Data shown:
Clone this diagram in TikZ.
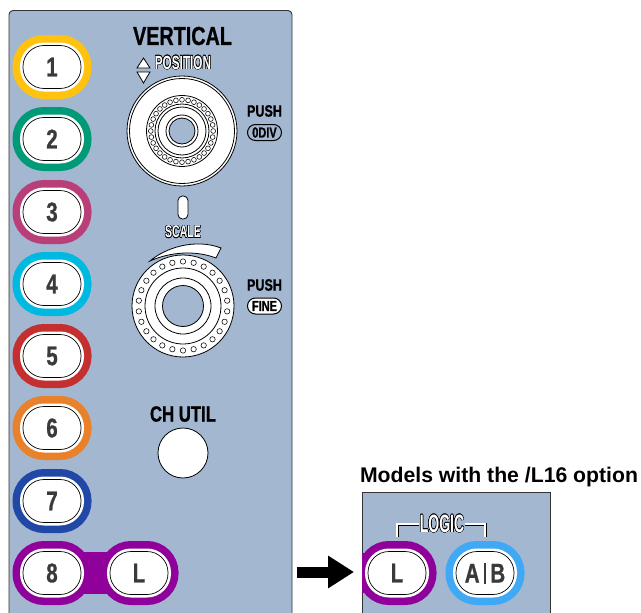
\documentclass[tikz,border=0pt]{standalone}
\usepackage{fontspec}
\usepackage{contour}
\setmainfont{Liberation Sans}
\newfontfamily\cond[FakeStretch=0.76,BoldFeatures={FakeBold=0.8}]{Liberation Sans}
\newfontfamily\vcond[FakeStretch=0.62]{Liberation Sans}
\newfontfamily\xcond[FakeStretch=0.56]{Liberation Sans}
\usetikzlibrary{arrows.meta,calc}
\contourlength{0.45pt}
\definecolor{panelc}{HTML}{A3B7D1}
\definecolor{cha}{HTML}{FFC20E}
\definecolor{chb}{HTML}{009A77}
\definecolor{chc}{HTML}{B93F79}
\definecolor{chd}{HTML}{00B9E0}
\definecolor{che}{HTML}{C4302F}
\definecolor{chf}{HTML}{E9812A}
\definecolor{chg}{HTML}{2148A6}
\definecolor{chh}{HTML}{90009A}
\definecolor{chi}{HTML}{3FA9F5}
\definecolor{ink}{HTML}{3A3A3A}
\tikzset{
  btn/.style={rectangle,rounded corners=21pt,minimum width=58pt,minimum height=43pt,inner sep=0pt,
    preaction={draw=#1,line width=21pt},
    preaction={draw=white,line width=6pt},
    fill=white,draw=black,line width=.7pt,text=ink,font=\cond\bfseries\fontsize{27}{27}\selectfont},
  panel/.style={fill=panelc,draw=black!80,line width=.9pt},
  ring/.style={draw=black,line width=.8pt,fill=white},
  bead/.style={draw=black,line width=.55pt,fill=white},
  pill/.style={rectangle,rounded corners=8pt,minimum width=34pt,minimum height=16pt,inner sep=0pt,draw=black,line width=1pt,font=\cond\bfseries\fontsize{14.5}{14.5}\selectfont},
  head/.style={inner sep=0pt,text=black,font=\cond\bfseries\fontsize{#1}{#1}\selectfont},
  ghost/.style={inner sep=0pt,text=white,font=\vcond\bfseries\fontsize{#1}{#1}\selectfont},
  tri/.style={fill=white,draw=black,line width=.8pt,line join=miter},
  dbl/.style={draw=black,line width=3pt,postaction={draw=white,line width=1.2pt}},
}
\begin{document}
\begin{tikzpicture}[x=1pt,y=-1pt]
\clip (0,0) rectangle (641,613);
% main panel
\draw[panel,rounded corners=4pt] (9,640) -- (9,10.5) -- (292,10.5) -- (292,640);
% purple link
\coordinate (b8c) at (52,573);
\coordinate (bLc) at (139,573);
\draw[chh,line width=42pt] (b8c) -- (bLc);
% channel buttons
\node[btn=cha] (b1) at (52,67) {1};
\node[btn=chb] (b2) at (52,139) {2};
\node[btn=chc] (b3) at (52,212) {3};
\node[btn=chd] (b4) at (52,284) {4};
\node[btn=che] (b5) at (52,356) {5};
\node[btn=chf] (b6) at (52,428) {6};
\node[btn=chg] (b7) at (52,501) {7};
\node[btn=chh] (b8) at (52,573) {8};
\node[btn=chh] (bL) at (139,573) {L};
% titles
\node[head=26] (vert) at (182.5,36) {VERTICAL};
\node[ghost=19] (pos) at (183,63) {\contour{black}{POSITION}};
\node[ghost=17] (scale) at (183,232) {\contour{black}{SCALE}};
\node[head=16.5] (p1) at (264.5,111) {PUSH};
\node[head=16.5] (p2) at (264.5,285) {PUSH};
\node[pill,fill=panelc] (div) at (264.5,132.5) {0DIV};
\node[pill,fill=white] (fine) at (264.5,306) {FINE};
\node[head=22] (chu) at (183,414) {CH UTIL};
% triangles
\draw[tri] (143.5,58) -- (150,68) -- (137,68) -- cycle;
\draw[tri] (143.5,83) -- (150,72) -- (137,72) -- cycle;
% position knob
\coordinate (k1) at (182,131);
\draw[ring] (k1) circle (55);
\draw[ring] (k1) circle (52.5);
\draw[ring] (k1) circle (35.5);
\draw[ring] (k1) circle (27);
\foreach \a in {0,11.25,...,349}{
  \draw[bead] ($(k1)+(\a:31.2)$) circle (2.4);
}
\draw[ring] (k1) circle (24);
\draw[ring] (k1) circle (16);
\draw[ring,fill=panelc] (k1) circle (13);
% slot
\node[rectangle,rounded corners=4.5pt,minimum width=10pt,minimum height=23pt,inner sep=0pt,draw=black,fill=white,line width=.8pt] (slot) at (183,207.5) {};
% scale wedge
\draw[ring] (150,261) .. controls (165,248) and (195,238) .. (221,248)
  -- (216,258) .. controls (195,250) and (170,252) .. cycle;
% scale knob
\coordinate (k2) at (183,306);
\draw[ring] (k2) circle (51);
\foreach \n in {0,...,25}{
  \draw[bead] ($(k2)+({90+\n*360/26}:44.5)$) circle (2.7);
}
\draw[ring] (k2) circle (38);
\draw[ring] (k2) circle (28);
\draw[ring,fill=panelc] (k2) circle (20.5);
% ch util button
\coordinate (cu) at (183,453);
\draw[ring] (cu) circle (25);
% arrow
\coordinate (arA) at (297,572);
\coordinate (arB) at (354,572);
\draw[-{Triangle[length=26pt,width=31pt]},line width=11pt,black] (arA) -- (arB);
% option title
\node[inner sep=0pt,font=\bfseries\fontsize{21.2}{21.2}\selectfont] (opt) at (499,477) {Models with the /L16 option};
% option panel
\begin{scope}
\draw[panel] (362,640) rectangle (550,492.5);
\clip (362,492.5) rectangle (550,640);
\coordinate (edge) at (355,573);
\coordinate (lc) at (397,573);
\draw[chh,line width=40pt] (edge) -- (lc);
\node[btn=chh] (bL2) at (397,573) {L};
\node[btn=chi] (bAB) at (485,573) {A\,\rule[-1pt]{1.8pt}{21pt}\,B};
\end{scope}
\node[inner sep=0pt,text=white,font=\xcond\bfseries\fontsize{25}{25}\selectfont] (logic) at (442,524) {\contour{black}{LOGIC}};
\coordinate (brA) at (397,537);
\coordinate (brB) at (485,537);
\draw[dbl] (brA) |- ($(logic.west)+(-1,0)$);
\draw[dbl] ($(logic.east)+(1,0)$) -| (brB);
\end{tikzpicture}
\end{document}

The request: Set the data above down again exactly as given, with no pictures.

Task answer:
Clone this diagram in TikZ.
\documentclass[tikz,border=0pt]{standalone}
\usepackage{fontspec}
\usepackage{contour}
\setmainfont{Liberation Sans}
\newfontfamily\cond[FakeStretch=0.76,BoldFeatures={FakeBold=0.8}]{Liberation Sans}
\newfontfamily\vcond[FakeStretch=0.62]{Liberation Sans}
\newfontfamily\xcond[FakeStretch=0.56]{Liberation Sans}
\usetikzlibrary{arrows.meta,calc}
\contourlength{0.45pt}
\definecolor{panelc}{HTML}{A3B7D1}
\definecolor{cha}{HTML}{FFC20E}
\definecolor{chb}{HTML}{009A77}
\definecolor{chc}{HTML}{B93F79}
\definecolor{chd}{HTML}{00B9E0}
\definecolor{che}{HTML}{C4302F}
\definecolor{chf}{HTML}{E9812A}
\definecolor{chg}{HTML}{2148A6}
\definecolor{chh}{HTML}{90009A}
\definecolor{chi}{HTML}{3FA9F5}
\definecolor{ink}{HTML}{3A3A3A}
\tikzset{
  btn/.style={rectangle,rounded corners=21pt,minimum width=58pt,minimum height=43pt,inner sep=0pt,
    preaction={draw=#1,line width=21pt},
    preaction={draw=white,line width=6pt},
    fill=white,draw=black,line width=.7pt,text=ink,font=\cond\bfseries\fontsize{27}{27}\selectfont},
  panel/.style={fill=panelc,draw=black!80,line width=.9pt},
  ring/.style={draw=black,line width=.8pt,fill=white},
  bead/.style={draw=black,line width=.55pt,fill=white},
  pill/.style={rectangle,rounded corners=8pt,minimum width=34pt,minimum height=16pt,inner sep=0pt,draw=black,line width=1pt,font=\cond\bfseries\fontsize{14.5}{14.5}\selectfont},
  head/.style={inner sep=0pt,text=black,font=\cond\bfseries\fontsize{#1}{#1}\selectfont},
  ghost/.style={inner sep=0pt,text=white,font=\vcond\bfseries\fontsize{#1}{#1}\selectfont},
  tri/.style={fill=white,draw=black,line width=.8pt,line join=miter},
  dbl/.style={draw=black,line width=3pt,postaction={draw=white,line width=1.2pt}},
}
\begin{document}
\begin{tikzpicture}[x=1pt,y=-1pt]
\clip (0,0) rectangle (641,613);
% main panel
\draw[panel,rounded corners=4pt] (9,640) -- (9,10.5) -- (292,10.5) -- (292,640);
% purple link
\coordinate (b8c) at (52,573);
\coordinate (bLc) at (139,573);
\draw[chh,line width=42pt] (b8c) -- (bLc);
% channel buttons
\node[btn=cha] (b1) at (52,67) {1};
\node[btn=chb] (b2) at (52,139) {2};
\node[btn=chc] (b3) at (52,212) {3};
\node[btn=chd] (b4) at (52,284) {4};
\node[btn=che] (b5) at (52,356) {5};
\node[btn=chf] (b6) at (52,428) {6};
\node[btn=chg] (b7) at (52,501) {7};
\node[btn=chh] (b8) at (52,573) {8};
\node[btn=chh] (bL) at (139,573) {L};
% titles
\node[head=26] (vert) at (182.5,36) {VERTICAL};
\node[ghost=19] (pos) at (183,63) {\contour{black}{POSITION}};
\node[ghost=17] (scale) at (183,232) {\contour{black}{SCALE}};
\node[head=16.5] (p1) at (264.5,111) {PUSH};
\node[head=16.5] (p2) at (264.5,285) {PUSH};
\node[pill,fill=panelc] (div) at (264.5,132.5) {0DIV};
\node[pill,fill=white] (fine) at (264.5,306) {FINE};
\node[head=22] (chu) at (183,414) {CH UTIL};
% triangles
\draw[tri] (143.5,58) -- (150,68) -- (137,68) -- cycle;
\draw[tri] (143.5,83) -- (150,72) -- (137,72) -- cycle;
% position knob
\coordinate (k1) at (182,131);
\draw[ring] (k1) circle (55);
\draw[ring] (k1) circle (52.5);
\draw[ring] (k1) circle (35.5);
\draw[ring] (k1) circle (27);
\foreach \a in {0,11.25,...,349}{
  \draw[bead] ($(k1)+(\a:31.2)$) circle (2.4);
}
\draw[ring] (k1) circle (24);
\draw[ring] (k1) circle (16);
\draw[ring,fill=panelc] (k1) circle (13);
% slot
\node[rectangle,rounded corners=4.5pt,minimum width=10pt,minimum height=23pt,inner sep=0pt,draw=black,fill=white,line width=.8pt] (slot) at (183,207.5) {};
% scale wedge
\draw[ring] (150,261) .. controls (165,248) and (195,238) .. (221,248)
  -- (216,258) .. controls (195,250) and (170,252) .. cycle;
% scale knob
\coordinate (k2) at (183,306);
\draw[ring] (k2) circle (51);
\foreach \n in {0,...,25}{
  \draw[bead] ($(k2)+({90+\n*360/26}:44.5)$) circle (2.7);
}
\draw[ring] (k2) circle (38);
\draw[ring] (k2) circle (28);
\draw[ring,fill=panelc] (k2) circle (20.5);
% ch util button
\coordinate (cu) at (183,453);
\draw[ring] (cu) circle (25);
% arrow
\coordinate (arA) at (297,572);
\coordinate (arB) at (354,572);
\draw[-{Triangle[length=26pt,width=31pt]},line width=11pt,black] (arA) -- (arB);
% option title
\node[inner sep=0pt,font=\bfseries\fontsize{21.2}{21.2}\selectfont] (opt) at (499,477) {Models with the /L16 option};
% option panel
\begin{scope}
\draw[panel] (362,640) rectangle (550,492.5);
\clip (362,492.5) rectangle (550,640);
\coordinate (edge) at (355,573);
\coordinate (lc) at (397,573);
\draw[chh,line width=40pt] (edge) -- (lc);
\node[btn=chh] (bL2) at (397,573) {L};
\node[btn=chi] (bAB) at (485,573) {A\,\rule[-1pt]{1.8pt}{21pt}\,B};
\end{scope}
\node[inner sep=0pt,text=white,font=\xcond\bfseries\fontsize{25}{25}\selectfont] (logic) at (442,524) {\contour{black}{LOGIC}};
\coordinate (brA) at (397,537);
\coordinate (brB) at (485,537);
\draw[dbl] (brA) |- ($(logic.west)+(-1,0)$);
\draw[dbl] ($(logic.east)+(1,0)$) -| (brB);
\end{tikzpicture}
\end{document}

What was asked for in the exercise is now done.